▶ [Written task]: Below is a block of records. Copy every line in it that contains the word "script".

▶ [Material for this task]:
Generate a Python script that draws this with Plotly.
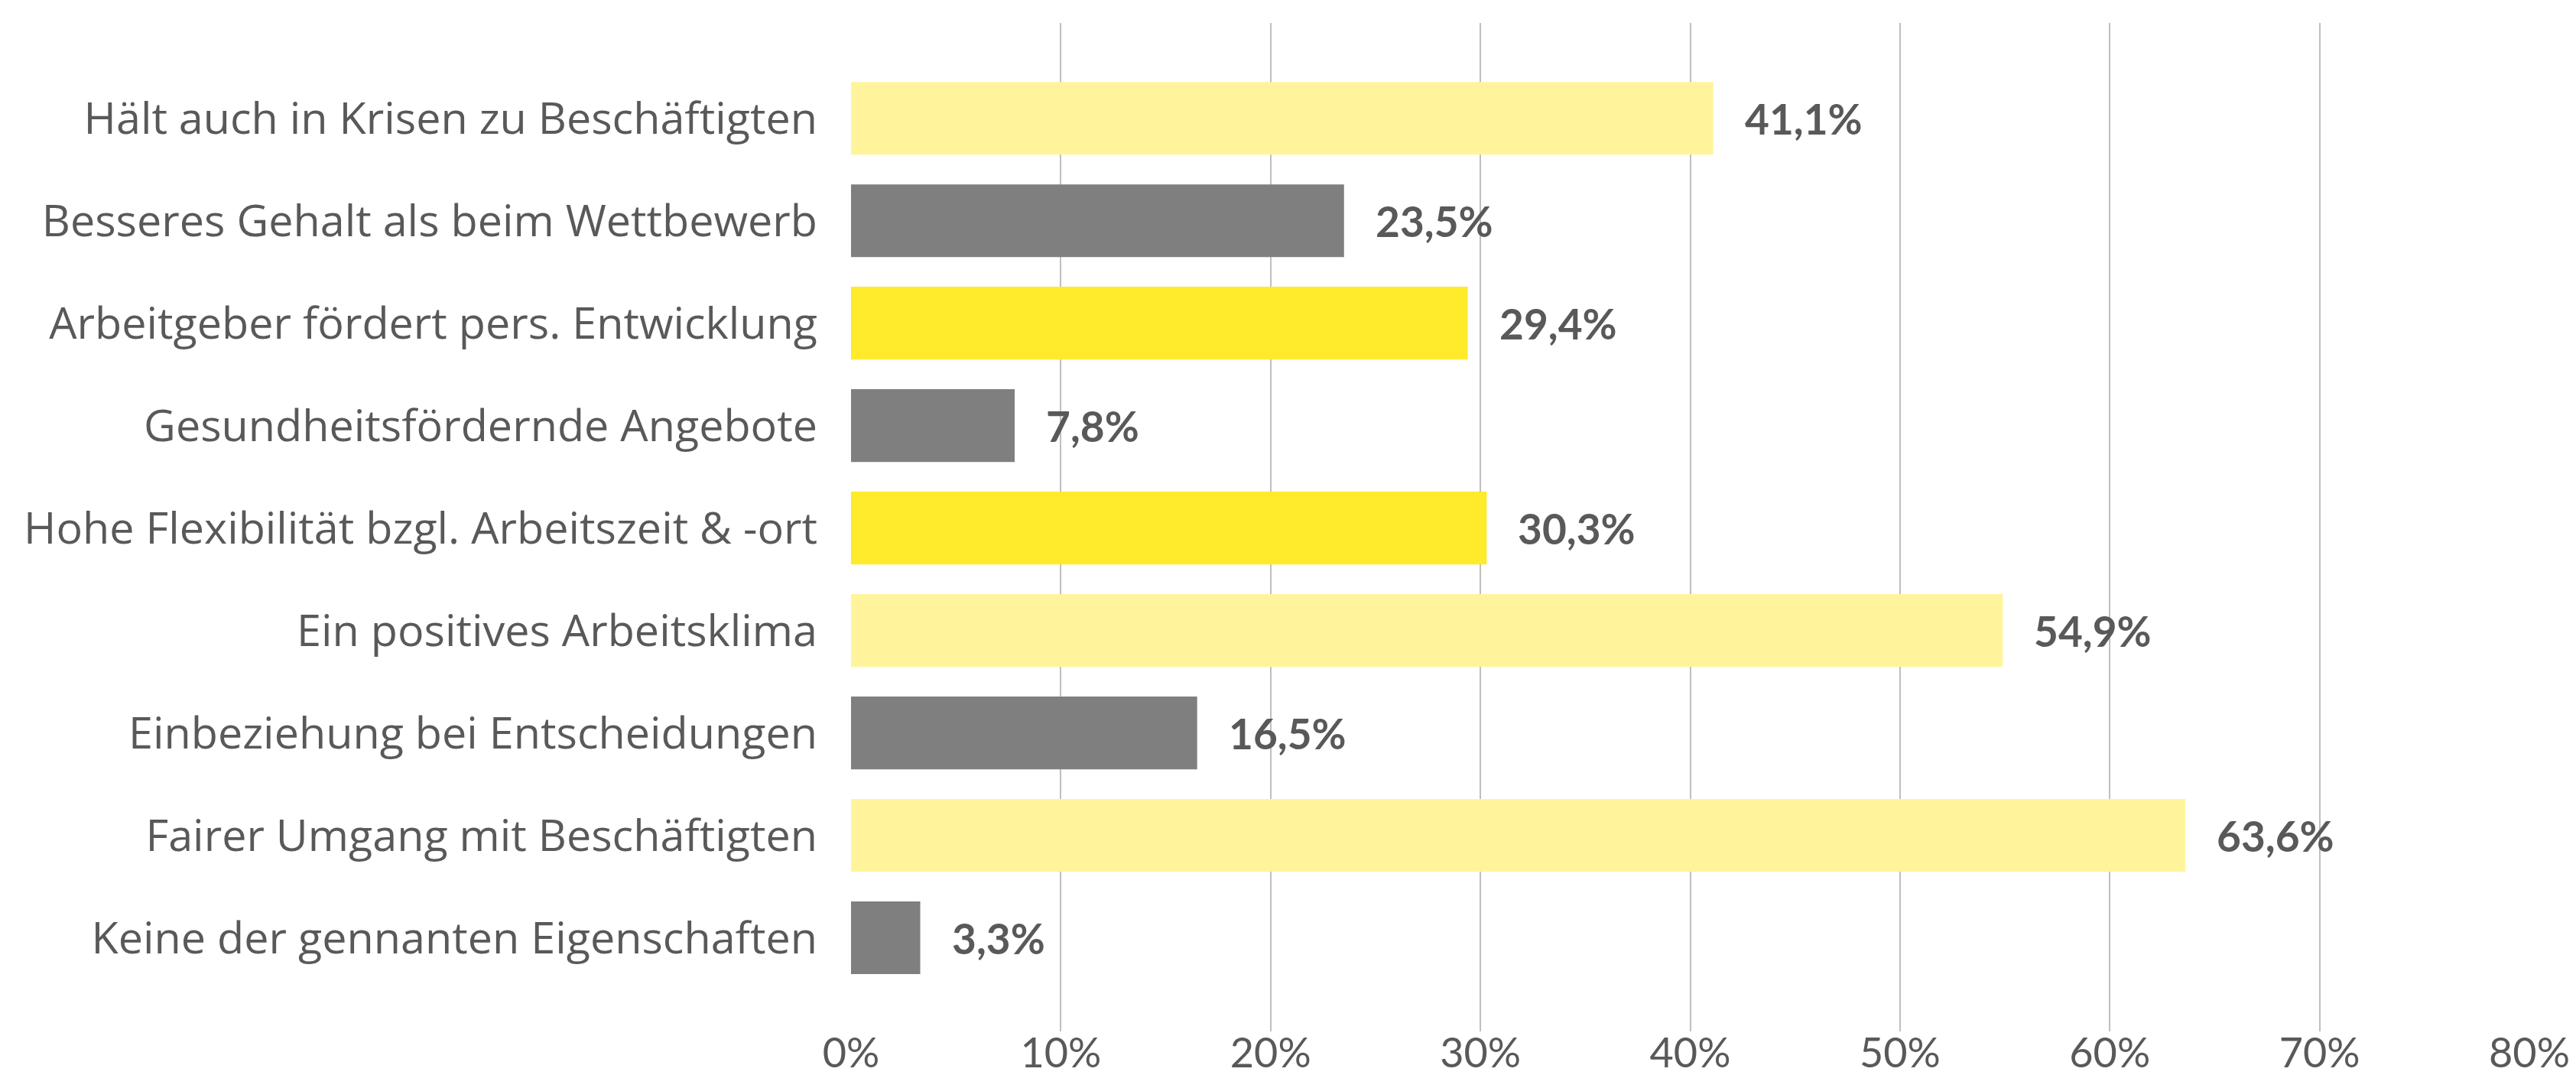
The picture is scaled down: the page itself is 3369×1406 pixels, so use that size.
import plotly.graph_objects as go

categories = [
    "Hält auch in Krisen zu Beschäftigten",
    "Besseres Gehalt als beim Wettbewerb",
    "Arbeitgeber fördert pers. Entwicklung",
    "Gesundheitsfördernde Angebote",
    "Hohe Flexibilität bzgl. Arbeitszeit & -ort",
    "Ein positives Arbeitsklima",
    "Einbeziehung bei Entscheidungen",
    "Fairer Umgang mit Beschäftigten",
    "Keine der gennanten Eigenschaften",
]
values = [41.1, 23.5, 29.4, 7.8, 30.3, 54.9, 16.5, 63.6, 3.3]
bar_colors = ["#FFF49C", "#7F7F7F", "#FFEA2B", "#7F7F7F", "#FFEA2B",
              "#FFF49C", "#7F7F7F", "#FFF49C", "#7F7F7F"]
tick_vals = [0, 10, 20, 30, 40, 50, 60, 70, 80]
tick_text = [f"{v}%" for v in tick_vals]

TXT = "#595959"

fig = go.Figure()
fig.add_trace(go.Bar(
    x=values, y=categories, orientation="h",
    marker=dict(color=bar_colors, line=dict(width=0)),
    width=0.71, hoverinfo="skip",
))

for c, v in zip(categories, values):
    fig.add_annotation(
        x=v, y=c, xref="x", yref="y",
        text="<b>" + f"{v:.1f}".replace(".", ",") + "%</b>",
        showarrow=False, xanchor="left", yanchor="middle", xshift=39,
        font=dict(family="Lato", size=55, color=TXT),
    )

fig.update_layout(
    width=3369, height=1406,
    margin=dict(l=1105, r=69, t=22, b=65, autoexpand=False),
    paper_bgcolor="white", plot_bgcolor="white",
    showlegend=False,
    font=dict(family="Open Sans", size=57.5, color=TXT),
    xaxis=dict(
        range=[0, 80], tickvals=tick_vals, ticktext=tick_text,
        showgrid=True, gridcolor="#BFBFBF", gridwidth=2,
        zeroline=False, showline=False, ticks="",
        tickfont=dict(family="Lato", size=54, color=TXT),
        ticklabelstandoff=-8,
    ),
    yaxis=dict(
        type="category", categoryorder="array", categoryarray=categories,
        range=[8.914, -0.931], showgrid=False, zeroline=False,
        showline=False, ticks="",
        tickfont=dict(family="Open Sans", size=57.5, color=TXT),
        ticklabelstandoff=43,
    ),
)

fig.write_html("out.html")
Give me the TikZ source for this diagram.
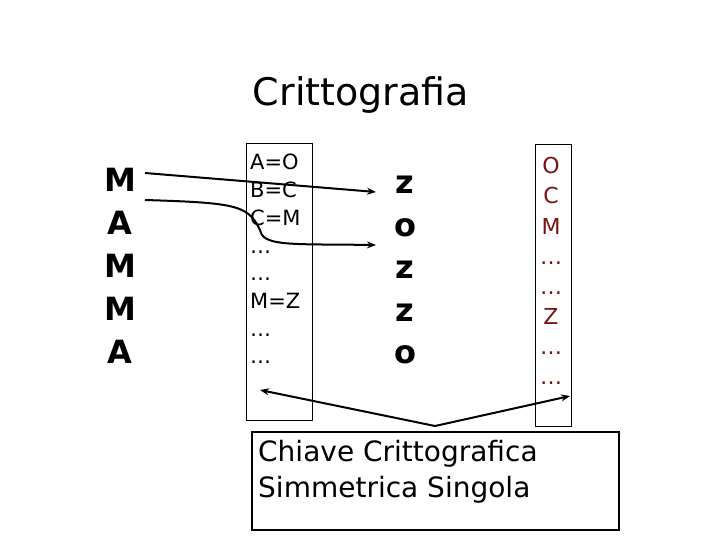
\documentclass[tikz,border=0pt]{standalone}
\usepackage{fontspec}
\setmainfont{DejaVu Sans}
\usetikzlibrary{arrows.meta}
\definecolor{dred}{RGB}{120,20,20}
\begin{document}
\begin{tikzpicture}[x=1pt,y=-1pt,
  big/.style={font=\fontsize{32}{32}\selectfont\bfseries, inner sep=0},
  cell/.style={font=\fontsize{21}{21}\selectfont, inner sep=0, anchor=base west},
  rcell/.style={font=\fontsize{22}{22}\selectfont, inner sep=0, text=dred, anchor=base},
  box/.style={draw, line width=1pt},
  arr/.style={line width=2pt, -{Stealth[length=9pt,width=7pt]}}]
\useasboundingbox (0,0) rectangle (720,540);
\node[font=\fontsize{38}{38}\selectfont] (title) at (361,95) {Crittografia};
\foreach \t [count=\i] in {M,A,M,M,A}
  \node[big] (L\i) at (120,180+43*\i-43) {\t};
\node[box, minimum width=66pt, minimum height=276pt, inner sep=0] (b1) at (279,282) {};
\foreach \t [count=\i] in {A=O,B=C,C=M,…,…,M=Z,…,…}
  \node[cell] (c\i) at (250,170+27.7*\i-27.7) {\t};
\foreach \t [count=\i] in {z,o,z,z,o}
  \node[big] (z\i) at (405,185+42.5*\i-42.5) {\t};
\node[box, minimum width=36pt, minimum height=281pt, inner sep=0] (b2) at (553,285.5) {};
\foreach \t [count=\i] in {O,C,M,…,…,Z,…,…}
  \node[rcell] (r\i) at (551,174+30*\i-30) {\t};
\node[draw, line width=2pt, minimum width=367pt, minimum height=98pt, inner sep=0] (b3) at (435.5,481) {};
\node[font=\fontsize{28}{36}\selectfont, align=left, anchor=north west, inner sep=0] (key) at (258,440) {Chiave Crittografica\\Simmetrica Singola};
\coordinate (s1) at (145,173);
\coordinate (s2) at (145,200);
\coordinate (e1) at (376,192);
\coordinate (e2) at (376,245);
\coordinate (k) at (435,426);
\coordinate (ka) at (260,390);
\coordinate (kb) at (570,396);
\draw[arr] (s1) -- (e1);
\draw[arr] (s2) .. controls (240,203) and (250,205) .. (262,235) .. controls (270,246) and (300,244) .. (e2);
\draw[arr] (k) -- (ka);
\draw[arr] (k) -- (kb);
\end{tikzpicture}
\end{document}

...

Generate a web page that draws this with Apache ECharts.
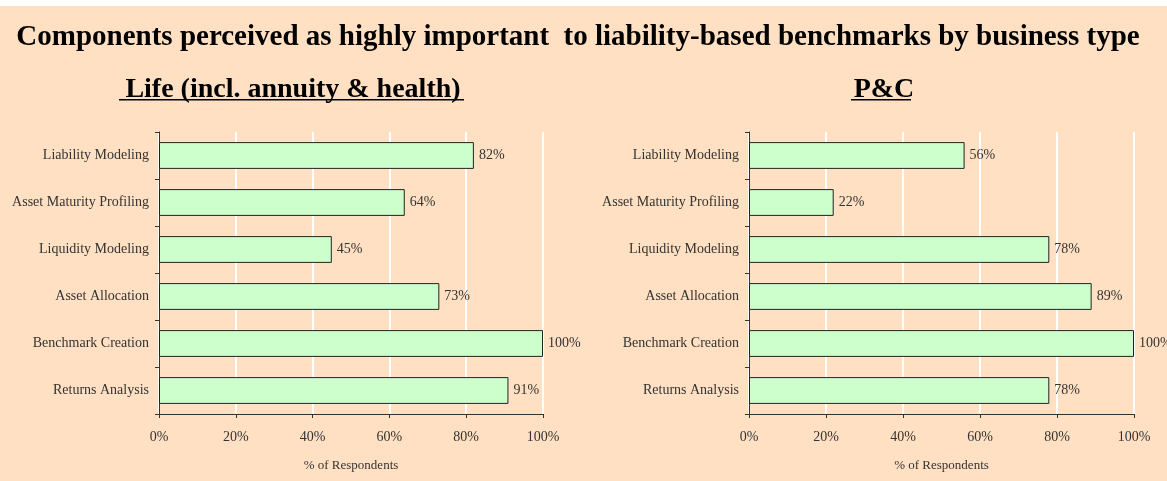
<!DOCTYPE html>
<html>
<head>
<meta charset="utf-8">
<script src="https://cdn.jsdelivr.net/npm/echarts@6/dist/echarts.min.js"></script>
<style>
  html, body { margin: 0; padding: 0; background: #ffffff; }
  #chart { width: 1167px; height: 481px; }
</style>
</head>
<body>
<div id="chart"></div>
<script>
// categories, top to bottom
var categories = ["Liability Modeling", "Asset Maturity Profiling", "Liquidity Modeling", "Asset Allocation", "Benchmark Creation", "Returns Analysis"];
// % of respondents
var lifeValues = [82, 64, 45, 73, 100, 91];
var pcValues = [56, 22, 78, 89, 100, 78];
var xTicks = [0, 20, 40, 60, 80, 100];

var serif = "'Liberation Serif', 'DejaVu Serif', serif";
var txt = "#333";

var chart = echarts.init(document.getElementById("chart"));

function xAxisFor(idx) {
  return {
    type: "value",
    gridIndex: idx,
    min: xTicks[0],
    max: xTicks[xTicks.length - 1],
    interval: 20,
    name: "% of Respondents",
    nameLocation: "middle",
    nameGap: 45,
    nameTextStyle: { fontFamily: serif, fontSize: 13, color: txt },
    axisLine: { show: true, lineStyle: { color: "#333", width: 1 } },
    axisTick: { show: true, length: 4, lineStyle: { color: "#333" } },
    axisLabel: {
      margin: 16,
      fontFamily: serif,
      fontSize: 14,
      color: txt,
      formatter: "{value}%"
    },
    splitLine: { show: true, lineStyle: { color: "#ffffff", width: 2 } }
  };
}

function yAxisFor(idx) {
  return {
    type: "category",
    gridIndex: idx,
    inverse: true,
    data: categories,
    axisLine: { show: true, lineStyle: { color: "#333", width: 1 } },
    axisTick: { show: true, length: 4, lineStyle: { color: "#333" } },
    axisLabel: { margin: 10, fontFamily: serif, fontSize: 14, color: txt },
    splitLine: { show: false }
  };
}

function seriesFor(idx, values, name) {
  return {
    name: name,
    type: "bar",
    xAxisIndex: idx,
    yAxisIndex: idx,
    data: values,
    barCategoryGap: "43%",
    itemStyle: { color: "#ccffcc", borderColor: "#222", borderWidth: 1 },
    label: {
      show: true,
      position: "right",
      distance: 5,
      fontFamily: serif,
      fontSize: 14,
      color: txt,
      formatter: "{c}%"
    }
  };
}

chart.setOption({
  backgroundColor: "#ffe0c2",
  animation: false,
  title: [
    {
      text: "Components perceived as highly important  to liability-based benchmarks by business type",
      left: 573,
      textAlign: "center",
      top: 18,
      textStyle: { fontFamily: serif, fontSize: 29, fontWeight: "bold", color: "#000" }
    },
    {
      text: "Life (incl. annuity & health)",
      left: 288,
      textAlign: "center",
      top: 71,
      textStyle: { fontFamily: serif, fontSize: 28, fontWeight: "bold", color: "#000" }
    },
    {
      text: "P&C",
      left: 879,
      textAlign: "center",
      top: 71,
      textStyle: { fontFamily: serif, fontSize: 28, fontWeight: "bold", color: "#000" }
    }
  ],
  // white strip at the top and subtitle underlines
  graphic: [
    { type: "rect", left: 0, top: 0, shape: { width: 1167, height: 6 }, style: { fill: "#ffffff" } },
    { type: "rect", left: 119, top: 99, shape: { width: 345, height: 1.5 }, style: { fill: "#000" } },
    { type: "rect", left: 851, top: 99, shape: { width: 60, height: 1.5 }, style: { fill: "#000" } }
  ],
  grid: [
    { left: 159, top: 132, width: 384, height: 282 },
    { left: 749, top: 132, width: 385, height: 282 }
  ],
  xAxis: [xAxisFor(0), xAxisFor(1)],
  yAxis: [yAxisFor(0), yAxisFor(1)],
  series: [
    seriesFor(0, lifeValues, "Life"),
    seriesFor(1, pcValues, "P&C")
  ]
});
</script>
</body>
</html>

▶ [The answer]:
Generate a Python script that draws this with Plotly.
<script src="https://cdn.jsdelivr.net/npm/echarts@6/dist/echarts.min.js"></script>
<script>
</script>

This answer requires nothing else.